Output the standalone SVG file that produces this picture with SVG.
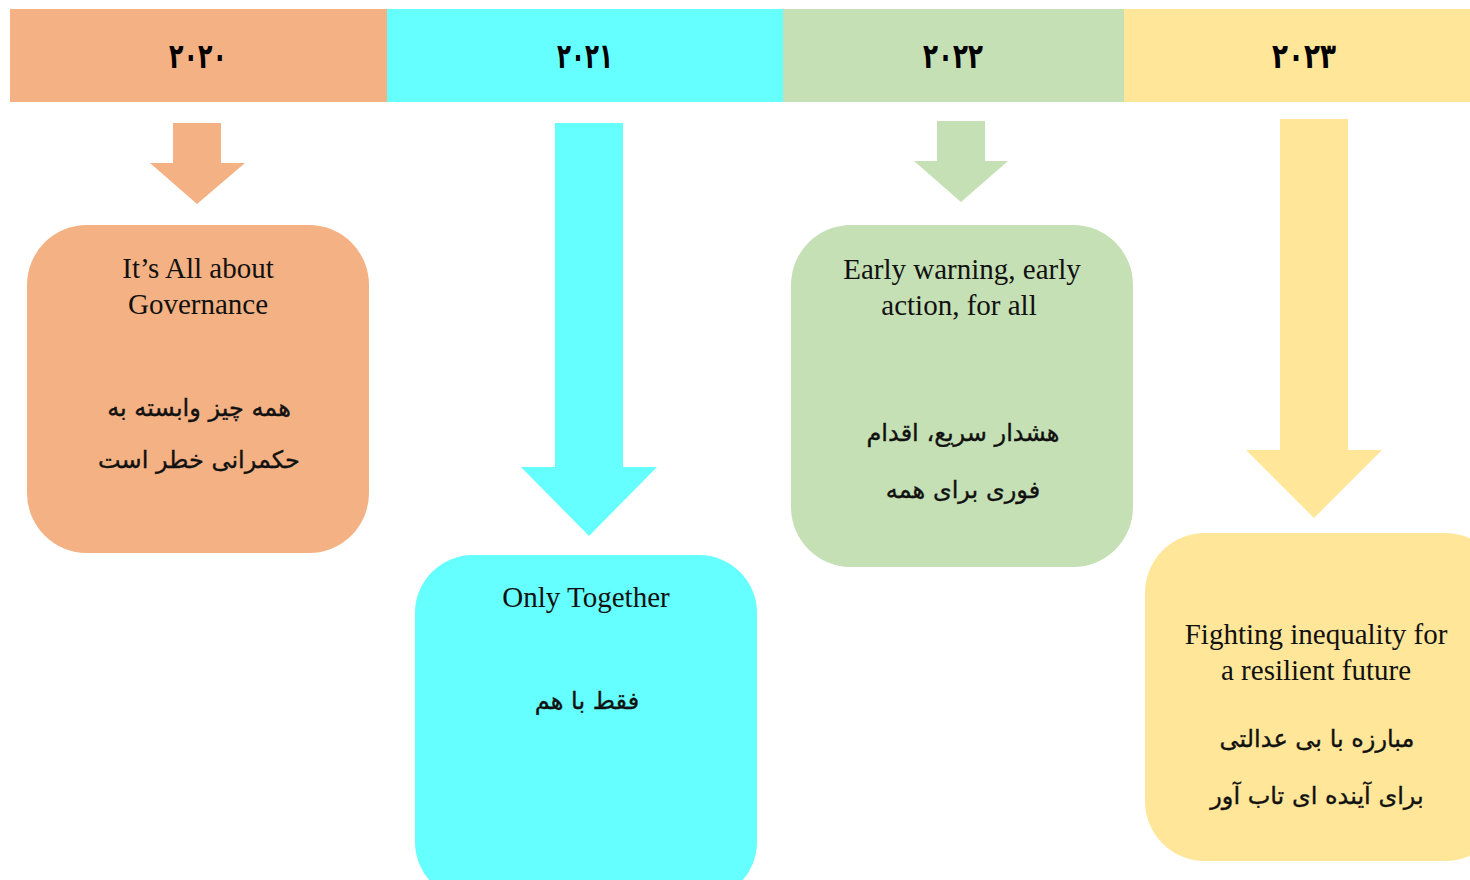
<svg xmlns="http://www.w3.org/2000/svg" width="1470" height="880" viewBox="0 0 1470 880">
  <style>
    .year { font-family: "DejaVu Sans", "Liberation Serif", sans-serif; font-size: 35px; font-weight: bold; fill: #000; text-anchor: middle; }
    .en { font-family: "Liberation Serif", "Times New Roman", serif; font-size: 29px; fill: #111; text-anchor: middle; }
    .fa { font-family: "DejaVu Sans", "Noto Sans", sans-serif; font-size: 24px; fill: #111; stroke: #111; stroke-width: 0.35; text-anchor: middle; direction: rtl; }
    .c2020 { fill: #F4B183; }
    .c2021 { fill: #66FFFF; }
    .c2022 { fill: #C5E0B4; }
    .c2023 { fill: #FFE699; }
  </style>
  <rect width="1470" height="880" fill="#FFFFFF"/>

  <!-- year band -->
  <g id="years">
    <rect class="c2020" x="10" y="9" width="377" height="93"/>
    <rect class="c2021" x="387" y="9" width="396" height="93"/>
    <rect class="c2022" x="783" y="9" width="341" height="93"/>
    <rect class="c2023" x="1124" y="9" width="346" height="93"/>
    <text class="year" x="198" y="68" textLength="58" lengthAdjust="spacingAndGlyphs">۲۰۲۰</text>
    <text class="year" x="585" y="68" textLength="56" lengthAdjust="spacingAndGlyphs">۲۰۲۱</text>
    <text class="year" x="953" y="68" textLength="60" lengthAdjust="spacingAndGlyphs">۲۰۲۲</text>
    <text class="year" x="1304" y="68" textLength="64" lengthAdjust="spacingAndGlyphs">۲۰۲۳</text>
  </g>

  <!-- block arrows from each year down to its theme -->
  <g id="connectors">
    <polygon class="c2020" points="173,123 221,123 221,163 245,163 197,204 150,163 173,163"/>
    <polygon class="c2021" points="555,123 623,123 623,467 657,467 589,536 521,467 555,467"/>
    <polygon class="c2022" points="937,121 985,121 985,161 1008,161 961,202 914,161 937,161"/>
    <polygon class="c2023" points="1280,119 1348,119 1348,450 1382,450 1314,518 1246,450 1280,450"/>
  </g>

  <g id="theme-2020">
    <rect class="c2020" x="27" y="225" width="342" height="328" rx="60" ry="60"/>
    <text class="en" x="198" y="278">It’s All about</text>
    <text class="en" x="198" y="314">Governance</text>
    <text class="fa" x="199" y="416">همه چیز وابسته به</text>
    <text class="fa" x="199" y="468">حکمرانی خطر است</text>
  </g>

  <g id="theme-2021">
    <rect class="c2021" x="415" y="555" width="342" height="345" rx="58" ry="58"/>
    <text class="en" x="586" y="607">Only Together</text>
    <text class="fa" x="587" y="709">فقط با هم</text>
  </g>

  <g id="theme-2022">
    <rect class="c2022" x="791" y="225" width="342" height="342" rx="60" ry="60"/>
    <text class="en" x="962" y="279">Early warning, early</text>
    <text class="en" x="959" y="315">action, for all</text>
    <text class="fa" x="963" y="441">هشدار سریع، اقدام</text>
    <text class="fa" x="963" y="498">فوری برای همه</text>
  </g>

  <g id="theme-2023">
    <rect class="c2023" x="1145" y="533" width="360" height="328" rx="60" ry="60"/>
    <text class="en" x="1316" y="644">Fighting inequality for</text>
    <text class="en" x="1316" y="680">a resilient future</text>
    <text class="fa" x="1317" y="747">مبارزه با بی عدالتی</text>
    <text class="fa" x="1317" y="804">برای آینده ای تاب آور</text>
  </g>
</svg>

### WHAT YOU HAVE TO DO
All the lines above are to be reproduced exactly, except the pictures.

### RESPONSE BELOW
Output the standalone SVG file that produces this picture with SVG.
<svg xmlns="http://www.w3.org/2000/svg" width="1470" height="880" viewBox="0 0 1470 880">
  <style>
    .year { font-family: "DejaVu Sans", "Liberation Serif", sans-serif; font-size: 35px; font-weight: bold; fill: #000; text-anchor: middle; }
    .en { font-family: "Liberation Serif", "Times New Roman", serif; font-size: 29px; fill: #111; text-anchor: middle; }
    .fa { font-family: "DejaVu Sans", "Noto Sans", sans-serif; font-size: 24px; fill: #111; stroke: #111; stroke-width: 0.35; text-anchor: middle; direction: rtl; }
    .c2020 { fill: #F4B183; }
    .c2021 { fill: #66FFFF; }
    .c2022 { fill: #C5E0B4; }
    .c2023 { fill: #FFE699; }
  </style>
  <rect width="1470" height="880" fill="#FFFFFF"/>

  <!-- year band -->
  <g id="years">
    <rect class="c2020" x="10" y="9" width="377" height="93"/>
    <rect class="c2021" x="387" y="9" width="396" height="93"/>
    <rect class="c2022" x="783" y="9" width="341" height="93"/>
    <rect class="c2023" x="1124" y="9" width="346" height="93"/>
    <text class="year" x="198" y="68" textLength="58" lengthAdjust="spacingAndGlyphs">۲۰۲۰</text>
    <text class="year" x="585" y="68" textLength="56" lengthAdjust="spacingAndGlyphs">۲۰۲۱</text>
    <text class="year" x="953" y="68" textLength="60" lengthAdjust="spacingAndGlyphs">۲۰۲۲</text>
    <text class="year" x="1304" y="68" textLength="64" lengthAdjust="spacingAndGlyphs">۲۰۲۳</text>
  </g>

  <!-- block arrows from each year down to its theme -->
  <g id="connectors">
    <polygon class="c2020" points="173,123 221,123 221,163 245,163 197,204 150,163 173,163"/>
    <polygon class="c2021" points="555,123 623,123 623,467 657,467 589,536 521,467 555,467"/>
    <polygon class="c2022" points="937,121 985,121 985,161 1008,161 961,202 914,161 937,161"/>
    <polygon class="c2023" points="1280,119 1348,119 1348,450 1382,450 1314,518 1246,450 1280,450"/>
  </g>

  <g id="theme-2020">
    <rect class="c2020" x="27" y="225" width="342" height="328" rx="60" ry="60"/>
    <text class="en" x="198" y="278">It’s All about</text>
    <text class="en" x="198" y="314">Governance</text>
    <text class="fa" x="199" y="416">همه چیز وابسته به</text>
    <text class="fa" x="199" y="468">حکمرانی خطر است</text>
  </g>

  <g id="theme-2021">
    <rect class="c2021" x="415" y="555" width="342" height="345" rx="58" ry="58"/>
    <text class="en" x="586" y="607">Only Together</text>
    <text class="fa" x="587" y="709">فقط با هم</text>
  </g>

  <g id="theme-2022">
    <rect class="c2022" x="791" y="225" width="342" height="342" rx="60" ry="60"/>
    <text class="en" x="962" y="279">Early warning, early</text>
    <text class="en" x="959" y="315">action, for all</text>
    <text class="fa" x="963" y="441">هشدار سریع، اقدام</text>
    <text class="fa" x="963" y="498">فوری برای همه</text>
  </g>

  <g id="theme-2023">
    <rect class="c2023" x="1145" y="533" width="360" height="328" rx="60" ry="60"/>
    <text class="en" x="1316" y="644">Fighting inequality for</text>
    <text class="en" x="1316" y="680">a resilient future</text>
    <text class="fa" x="1317" y="747">مبارزه با بی عدالتی</text>
    <text class="fa" x="1317" y="804">برای آینده ای تاب آور</text>
  </g>
</svg>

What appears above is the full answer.